In Survivorship, Patricia Smith Looks to Help Others 

Written by: Dana-Farber Staff

Patricia Smith’s experience with cancer will stay with her for the rest of her life. “Walking through deep waters changes you,” she says. “You’re still the same person, but you’re different.”  

In 2009, Smith was diagnosed with B-cell diffuse lymphoma after she experienced weeks of fatigue and found a lump under her right arm. She and her husband had only just moved back to their home state, Massachusetts, after decades in Southern California. Looking back, that move felt fortuitous since it put her within driving distance of all the medical resources Boston had to offer. 

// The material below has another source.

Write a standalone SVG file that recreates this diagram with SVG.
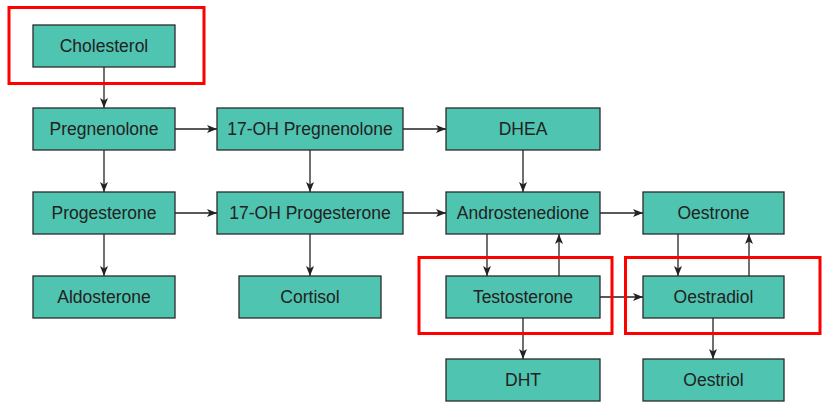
<svg xmlns="http://www.w3.org/2000/svg" width="835" height="411" viewBox="0 0 835 411">
<defs>
<style>
.n rect{fill:#4FC4B0;stroke:#2b2b2b;stroke-width:1.3}
.n text{font-family:"Liberation Sans",Arial,sans-serif;font-size:17.5px;fill:#222;text-anchor:middle;dominant-baseline:central}
.c line{stroke:#222;stroke-width:1.3;marker-end:url(#ah)}
.hl{fill:none;stroke:#FF0000;stroke-width:3}
</style>
<marker id="ah" viewBox="0 0 10 8" refX="10" refY="4" markerWidth="10" markerHeight="8" markerUnits="userSpaceOnUse" orient="auto">
<path d="M0,0 L10,4 L0,8 L2.5,4 Z" fill="#222"/>
</marker>
</defs>
<rect width="835" height="411" fill="#fff"/>
<g id="connectors" class="c">
<line x1="104" y1="67" x2="104" y2="108"/>
<line x1="104" y1="150" x2="104" y2="192"/>
<line x1="104" y1="234" x2="104" y2="276"/>
<line x1="175" y1="129" x2="217" y2="129"/>
<line x1="403" y1="129" x2="446" y2="129"/>
<line x1="175" y1="213" x2="217" y2="213"/>
<line x1="403" y1="213" x2="446" y2="213"/>
<line x1="600" y1="213" x2="643" y2="213"/>
<line x1="310" y1="150" x2="310" y2="192"/>
<line x1="310" y1="234" x2="310" y2="276"/>
<line x1="523" y1="150" x2="523" y2="192"/>
<line x1="487" y1="234" x2="487" y2="276"/>
<line x1="559" y1="276" x2="559" y2="234"/>
<line x1="678" y1="234" x2="678" y2="276"/>
<line x1="749" y1="276" x2="749" y2="234"/>
<line x1="600" y1="297" x2="643" y2="297"/>
<line x1="523" y1="318" x2="523" y2="359"/>
<line x1="713" y1="318" x2="713" y2="359"/>
</g>
<g id="cholesterol" class="n"><rect x="33" y="25" width="142" height="42"/><text x="104" y="46">Cholesterol</text></g>
<g id="pregnenolone" class="n"><rect x="33" y="108" width="142" height="42"/><text x="104" y="129">Pregnenolone</text></g>
<g id="progesterone" class="n"><rect x="33" y="192" width="142" height="42"/><text x="104" y="213">Progesterone</text></g>
<g id="aldosterone" class="n"><rect x="33" y="276" width="142" height="42"/><text x="104" y="297">Aldosterone</text></g>
<g id="oh-pregnenolone" class="n"><rect x="217" y="108" width="186" height="42"/><text x="310" y="129">17-OH Pregnenolone</text></g>
<g id="oh-progesterone" class="n"><rect x="217" y="192" width="186" height="42"/><text x="310" y="213">17-OH Progesterone</text></g>
<g id="cortisol" class="n"><rect x="239" y="276" width="142" height="42"/><text x="310" y="297">Cortisol</text></g>
<g id="dhea" class="n"><rect x="446" y="108" width="154" height="42"/><text x="523" y="129">DHEA</text></g>
<g id="androstenedione" class="n"><rect x="446" y="192" width="154" height="42"/><text x="523" y="213">Androstenedione</text></g>
<g id="testosterone" class="n"><rect x="446" y="276" width="154" height="42"/><text x="523" y="297">Testosterone</text></g>
<g id="dht" class="n"><rect x="446" y="359" width="154" height="42"/><text x="523" y="380">DHT</text></g>
<g id="oestrone" class="n"><rect x="643" y="192" width="141" height="42"/><text x="713.5" y="213">Oestrone</text></g>
<g id="oestradiol" class="n"><rect x="643" y="276" width="141" height="42"/><text x="713.5" y="297">Oestradiol</text></g>
<g id="oestriol" class="n"><rect x="643" y="359" width="141" height="42"/><text x="713.5" y="380">Oestriol</text></g>
<g id="highlights">
<rect class="hl" x="9" y="7.5" width="195" height="76"/>
<rect class="hl" x="419" y="257.5" width="193" height="76"/>
<rect class="hl" x="625.5" y="257.5" width="194.5" height="76"/>
</g>
</svg>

She began treatment at Cape Cod Hospital but not before consulting with Dana-Farber’s David Fisher, MD, who partners with the facility to bring Dana-Farber cancer expertise to a smaller community outside Boston. Thirteen months after her chemotherapy was finished, Smith’s cancer returned. This time she came directly to Dana-Farber, where Fisher began the process of a stem cell transplant.  

The treatment was difficult, but successful, and with her cancer in remission, Smith faced a new chapter: survivorship. 

Patricia Smith and her husband on the beach.
Patricia Smith and her husband on the beach.

Staying in touch 

Smith has a deep appreciation for her treatment team. “Across the board, I was treated with respect,” she says. “They saw me as a person as well as a patient and that meant a lot.”  

Smith is grateful that she can keep in touch with Dana-Farber through its Adult Survivorship Program, which has helped her monitor her health for the last 12 years. The chemotherapy she received has the potential to affect her heart, and there is a risk of developing skin cancer at the site where she had radiation therapy. Her current survivorship nurse practitioner, Abigail Ciampa, NP, keeps an eye out for any worrying signs. 

When treatment ended, there was a “natural anxiety,” Smith says. Any weird feeling in her body seemed to be a sign of the cancer returning, she thought, and early survivorship appointments were nerve-wracking. What if the lab results brought bad news? 

“But I felt like I was in good hands,” Smith says, and the survivorship support was comforting to her. Ciampa and the survivorship team are a resource of knowledge and support. They can answer questions about nutrition and fitness and reassure her about any concerns she has. Of course, the worry is still there, but not like it used to be. 

Changing course 

“What am I going to do with my life now?” Smith thought to herself as she recovered from her transplant. “Things have changed.” 

Her journey with cancer cemented a perspective on life that she had held since her parents died in her twenties: Life was fragile, and it could be hard, but “there’s always something to be grateful for.” This attitude and her faith aided her during cancer treatment and into survivorship. 

Smith was in her fifties, and the two children she had dedicated herself to were adults. So, she decided to pursue a dream that she long put off: art therapy. Transplant recovery can leave patients with a lot of downtime since they need to stay isolated for extended periods to let their immune system recover. Smith used the time to gather her portfolio and apply to Lesley University. 

Patricia Smith holding up a piece of her artwork.

Throughout her treatment, art had been there as an outlet to help her deal with the whirl of emotions she experienced. In some cases, her pieces became a physical manifestation of her feelings. As she felt herself “torn apart,” she began tearing up her watercolors and pasting them back together in a collage. “It’s not about the product,” she explains. “It’s the process.” 

It only made sense, then, for her to bring art to others facing inner and outer turmoil. When she completed her master’s, she went to work as a pediatric art therapist in hospitals and homes. Her experience with cancer helped her to be present with struggling kids and to try to bring joy into their life. 

Two years ago, she made another change with her husband. They moved to Charlotte, North Carolina and are enjoying the friendly community, barbecue, and bountiful farmer’s market. But Smith continues to stay connected to Dana-Farber, making the trip up every year to see Ciampa for her appointments and stay in touch with friends in the area. 

She’s also staying busy lifting weights at the YMCA, going for long walks, volunteering her time with Dove’s Nest, an organization that supports women with addiction, and, of course, painting and sculpting. She plans to continue offering art therapy along with facilitating mindfulness groups in order to impart mindful practices to those that are in the position she was in almost a decade and a half ago. 

“I’m able to be present for someone who is starting the journey now,” she says. “Life is fragile. While I’m here, I want to make meaning.”